The cowards who we keep electing still haven’t found the hill they want to die on to stop paying for the destruction of our country.
The number I remember is my first (fully furnished) apartment after I graduated from college in 1974.
It was a nice one bedroom in Dallas. The complex had a swimming pool and other amenities in the Love Field area.
The rent was $155 a month.
https://www.rentcafe.com/average-rent-market-trends/us/tx/dallas/
The average rent today in Dallas is ten times that.
As a general rule the value of assets will double every 20 years at the feds target rate of inflation of 3%.

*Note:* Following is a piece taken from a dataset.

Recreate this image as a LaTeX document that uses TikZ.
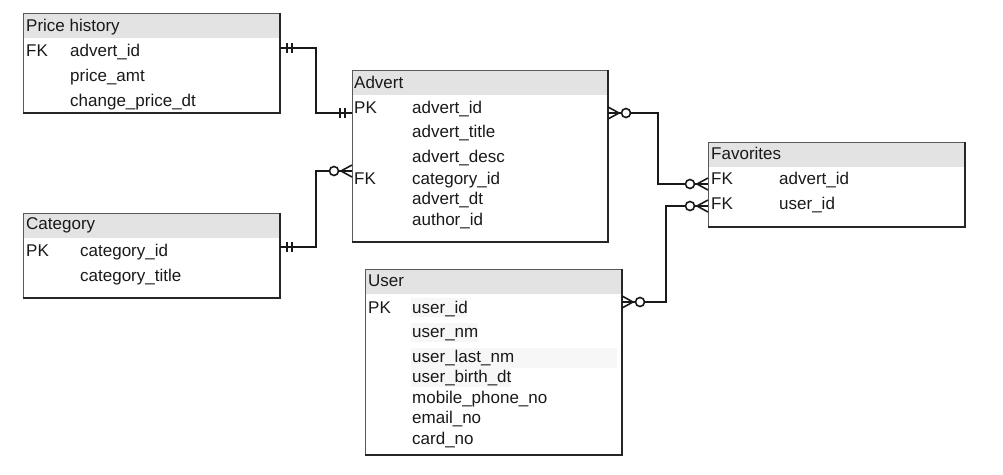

so that home would have been near $600,000 by now even with good interest rates.
Just saying
The handouts being given to these illegal aliens is one of the primary drivers of inflation and housing price rise. There are other reasons, particularly energy costs due to the dems hatred of oil, but if you take out the excess and artificial demand supported by the government, then the oversupply will force prices down for housing.
Lower the artificial demand and you get prosperity, but not so many new dem voters.

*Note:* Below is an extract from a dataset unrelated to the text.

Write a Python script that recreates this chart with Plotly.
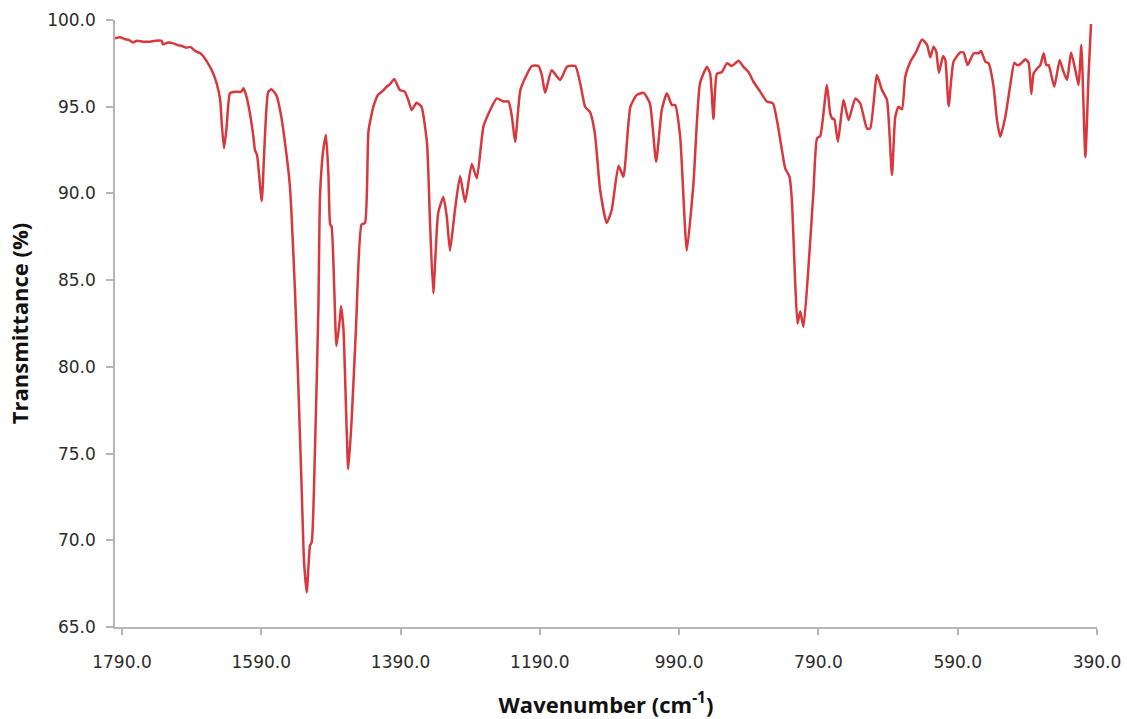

De-dollarization has consequences!
You want to be really pissed off? My grandparents bought their house for 2,000 in 1941. Now it’s worth 850K.
One might celebrate that their home’s value has never been higher until one considers that the cost of moving to a different home has also never been higher.
Not everyone buys a fixer upper. Most buy ready to move in homes. 47.9K in 1994 needed massive overhaul. Probably gutted.
155 today is worth close to a thousand dollars.
“the feds target rate of inflation of 3%”
https://www.richmondfed.org/publications/research/econ_focus/2024/q1_q2_federal_reserve
2%.
The relevant question is—have salaries gone up at that rate?
You have to adjust the $2,000 for inflation.
Property taxes on a 180K home I can afford, on a 770K home? NO
I sold my stick built home on 1/2 acre for a loss, took what I had and bought a Manufactured home with cash, and a 5 year loan of $300 a month. I own it outright now, and can barely afford to live in WA state.